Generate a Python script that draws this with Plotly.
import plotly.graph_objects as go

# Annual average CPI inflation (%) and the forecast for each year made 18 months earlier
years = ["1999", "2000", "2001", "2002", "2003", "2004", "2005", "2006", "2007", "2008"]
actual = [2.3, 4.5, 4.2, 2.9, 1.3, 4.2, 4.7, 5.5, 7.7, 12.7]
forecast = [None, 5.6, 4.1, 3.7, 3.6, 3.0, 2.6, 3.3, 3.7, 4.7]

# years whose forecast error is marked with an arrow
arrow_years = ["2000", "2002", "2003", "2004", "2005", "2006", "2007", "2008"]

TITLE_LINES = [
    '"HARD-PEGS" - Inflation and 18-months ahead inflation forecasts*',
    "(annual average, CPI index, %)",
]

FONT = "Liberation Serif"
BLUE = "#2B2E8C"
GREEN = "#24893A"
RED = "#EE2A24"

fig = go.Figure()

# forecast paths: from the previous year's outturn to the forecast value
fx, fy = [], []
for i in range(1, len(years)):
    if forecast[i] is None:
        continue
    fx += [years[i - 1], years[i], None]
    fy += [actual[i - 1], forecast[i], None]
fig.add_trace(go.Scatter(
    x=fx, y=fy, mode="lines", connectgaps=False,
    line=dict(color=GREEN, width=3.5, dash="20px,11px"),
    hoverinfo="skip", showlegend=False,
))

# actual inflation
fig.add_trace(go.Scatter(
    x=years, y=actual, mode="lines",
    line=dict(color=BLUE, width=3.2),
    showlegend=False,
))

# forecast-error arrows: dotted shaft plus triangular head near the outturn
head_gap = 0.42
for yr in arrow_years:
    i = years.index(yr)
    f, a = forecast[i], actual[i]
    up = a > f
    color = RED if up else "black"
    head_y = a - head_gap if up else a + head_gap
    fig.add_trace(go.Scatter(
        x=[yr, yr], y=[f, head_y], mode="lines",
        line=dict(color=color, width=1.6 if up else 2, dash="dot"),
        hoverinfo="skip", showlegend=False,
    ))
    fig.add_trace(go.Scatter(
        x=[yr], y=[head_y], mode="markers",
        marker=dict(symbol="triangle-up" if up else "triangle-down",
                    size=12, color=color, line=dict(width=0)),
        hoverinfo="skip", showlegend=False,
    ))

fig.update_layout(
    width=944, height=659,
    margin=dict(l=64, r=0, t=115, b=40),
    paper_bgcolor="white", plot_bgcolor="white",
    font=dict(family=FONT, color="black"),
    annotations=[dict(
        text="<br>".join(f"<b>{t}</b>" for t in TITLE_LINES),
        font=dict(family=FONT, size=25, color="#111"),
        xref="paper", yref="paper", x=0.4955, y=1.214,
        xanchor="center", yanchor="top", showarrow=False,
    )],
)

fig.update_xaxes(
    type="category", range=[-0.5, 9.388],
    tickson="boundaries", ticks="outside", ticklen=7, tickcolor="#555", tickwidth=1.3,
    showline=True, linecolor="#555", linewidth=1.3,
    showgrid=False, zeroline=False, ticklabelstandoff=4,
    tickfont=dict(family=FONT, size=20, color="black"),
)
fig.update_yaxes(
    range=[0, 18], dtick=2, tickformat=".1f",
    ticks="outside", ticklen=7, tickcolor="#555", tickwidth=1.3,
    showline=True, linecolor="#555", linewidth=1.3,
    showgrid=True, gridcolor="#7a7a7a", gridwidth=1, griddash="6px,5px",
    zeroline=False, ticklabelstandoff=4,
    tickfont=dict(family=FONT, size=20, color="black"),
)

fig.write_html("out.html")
******
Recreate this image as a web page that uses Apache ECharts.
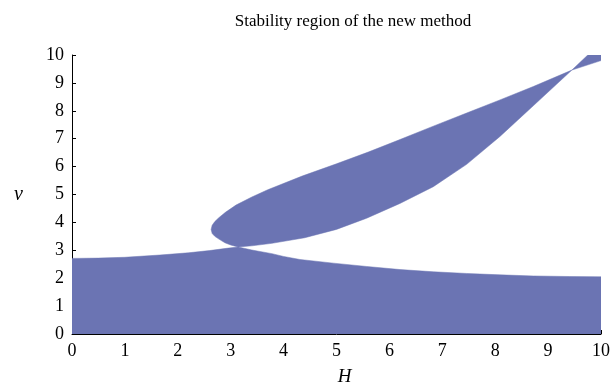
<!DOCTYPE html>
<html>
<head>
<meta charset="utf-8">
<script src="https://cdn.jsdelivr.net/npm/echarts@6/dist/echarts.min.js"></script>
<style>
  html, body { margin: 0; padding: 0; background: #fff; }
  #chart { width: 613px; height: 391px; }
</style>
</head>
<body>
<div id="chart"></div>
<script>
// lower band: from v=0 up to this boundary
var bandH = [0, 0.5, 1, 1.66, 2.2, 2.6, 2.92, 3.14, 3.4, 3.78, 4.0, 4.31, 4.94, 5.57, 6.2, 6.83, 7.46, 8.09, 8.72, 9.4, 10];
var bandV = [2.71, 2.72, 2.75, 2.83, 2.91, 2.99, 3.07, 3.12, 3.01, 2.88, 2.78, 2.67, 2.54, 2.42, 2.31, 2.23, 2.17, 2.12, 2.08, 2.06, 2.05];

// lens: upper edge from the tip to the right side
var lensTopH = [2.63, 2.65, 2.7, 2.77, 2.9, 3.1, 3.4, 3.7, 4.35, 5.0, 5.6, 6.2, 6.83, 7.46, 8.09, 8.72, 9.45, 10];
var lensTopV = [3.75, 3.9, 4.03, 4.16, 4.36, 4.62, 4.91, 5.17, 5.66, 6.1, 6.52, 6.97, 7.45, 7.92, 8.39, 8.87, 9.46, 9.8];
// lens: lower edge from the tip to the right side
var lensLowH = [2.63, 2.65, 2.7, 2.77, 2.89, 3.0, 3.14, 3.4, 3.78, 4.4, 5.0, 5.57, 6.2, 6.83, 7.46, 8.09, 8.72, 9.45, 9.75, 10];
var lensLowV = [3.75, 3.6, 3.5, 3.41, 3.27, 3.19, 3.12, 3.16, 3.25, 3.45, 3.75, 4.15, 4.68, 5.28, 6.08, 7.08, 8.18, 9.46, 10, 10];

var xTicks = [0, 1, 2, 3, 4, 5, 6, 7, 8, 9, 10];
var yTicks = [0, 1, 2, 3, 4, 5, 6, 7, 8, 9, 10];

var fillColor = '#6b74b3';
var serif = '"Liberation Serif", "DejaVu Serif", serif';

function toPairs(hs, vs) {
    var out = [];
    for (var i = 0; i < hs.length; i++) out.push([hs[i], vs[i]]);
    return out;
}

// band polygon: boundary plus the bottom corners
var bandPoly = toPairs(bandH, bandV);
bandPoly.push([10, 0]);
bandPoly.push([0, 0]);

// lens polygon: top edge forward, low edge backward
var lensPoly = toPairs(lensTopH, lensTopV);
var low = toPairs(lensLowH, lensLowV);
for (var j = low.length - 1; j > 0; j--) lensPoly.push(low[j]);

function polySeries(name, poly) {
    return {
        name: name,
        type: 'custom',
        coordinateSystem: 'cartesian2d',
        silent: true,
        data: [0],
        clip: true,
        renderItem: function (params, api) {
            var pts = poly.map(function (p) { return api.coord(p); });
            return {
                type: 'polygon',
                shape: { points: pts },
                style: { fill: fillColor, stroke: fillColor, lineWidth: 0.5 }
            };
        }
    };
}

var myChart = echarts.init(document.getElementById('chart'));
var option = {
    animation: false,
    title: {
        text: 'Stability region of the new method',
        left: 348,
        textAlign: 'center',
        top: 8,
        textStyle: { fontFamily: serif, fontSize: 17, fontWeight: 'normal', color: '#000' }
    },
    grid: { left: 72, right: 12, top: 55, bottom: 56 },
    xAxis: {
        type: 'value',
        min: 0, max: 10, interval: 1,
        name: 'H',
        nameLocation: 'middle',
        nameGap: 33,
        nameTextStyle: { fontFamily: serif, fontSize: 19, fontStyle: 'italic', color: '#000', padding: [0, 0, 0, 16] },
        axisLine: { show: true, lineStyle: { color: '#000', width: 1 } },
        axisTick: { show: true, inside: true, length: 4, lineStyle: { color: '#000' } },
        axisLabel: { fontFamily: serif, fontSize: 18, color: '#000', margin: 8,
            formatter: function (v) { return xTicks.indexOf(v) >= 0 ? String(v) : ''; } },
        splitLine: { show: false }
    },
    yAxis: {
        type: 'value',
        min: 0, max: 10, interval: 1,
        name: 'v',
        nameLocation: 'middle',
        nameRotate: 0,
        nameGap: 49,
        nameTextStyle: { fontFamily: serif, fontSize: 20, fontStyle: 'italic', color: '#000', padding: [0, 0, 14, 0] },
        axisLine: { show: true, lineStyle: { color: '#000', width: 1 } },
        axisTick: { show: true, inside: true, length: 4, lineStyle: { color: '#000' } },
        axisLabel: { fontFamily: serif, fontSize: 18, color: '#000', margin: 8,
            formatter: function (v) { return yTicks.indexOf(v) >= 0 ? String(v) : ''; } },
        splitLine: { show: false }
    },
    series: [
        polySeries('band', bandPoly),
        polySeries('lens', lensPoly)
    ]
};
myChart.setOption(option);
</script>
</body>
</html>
******
▶ [Task to complete]:
Reproduce the lines exactly, from the line that contains "Generate a Python" through the line that contains "3.3, 3.7, 4.7]", and nothing more.

▶ [Task answer]:
Generate a Python script that draws this with Plotly.
import plotly.graph_objects as go

# Annual average CPI inflation (%) and the forecast for each year made 18 months earlier
years = ["1999", "2000", "2001", "2002", "2003", "2004", "2005", "2006", "2007", "2008"]
actual = [2.3, 4.5, 4.2, 2.9, 1.3, 4.2, 4.7, 5.5, 7.7, 12.7]
forecast = [None, 5.6, 4.1, 3.7, 3.6, 3.0, 2.6, 3.3, 3.7, 4.7]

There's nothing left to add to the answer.